Writing the Bad Guys
Posted in writing on June 1st, 2009 by andrew mackay – 8 CommentsThis post is more therapeutic than anything else. I’m struggling in my writing. I feel like my bad guys aren’t all that bad. I don’t know if it’s a mental block or a philosophical one. I feel as though I’ll have a hard time writing them accurately if I make them genuinely bad. Or, genuinely badder.
As a result, I’m mostly making the situation the bad guy. The bad guys are really more nuisances than anything else.

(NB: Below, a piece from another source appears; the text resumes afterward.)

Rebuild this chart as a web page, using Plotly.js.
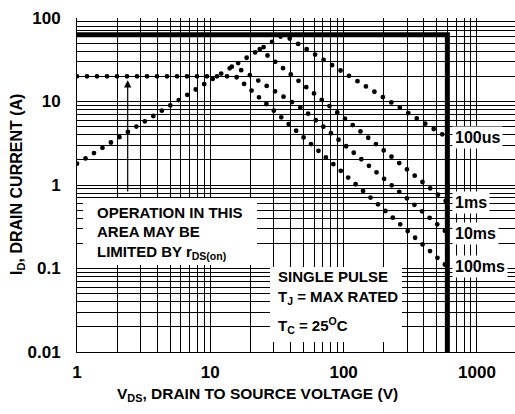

The problem I have with that is the prominence of bad guys in my reading. Ender’s Game, for example, features bad guys that aren’t really bad, good guys that aren’t all good (Graff… although he’s somewhat redeemed), and bad guys that are just plain bad (Peter, although redeemed in the later books, doesn’t smell so good in this book. Also, Stilson and Bonzo. That sentence fragment is for the editors in the crowd. I like to make you think on Monday morning). In the Lord of the Rings, you have Sauron, the Ring Lords, and their armies who exude evil, Saruman who was good but turned evil, and Boromir who has a little personality flaw but recovers.
In the light of all that, making the situation the problem seems bland by comparison. So, I put it to you, readers (all four of you), do you prefer writing with clear, evil-doing, bad guys? Do you like shades of grey/gray? Or would you rather the author just write the good guys?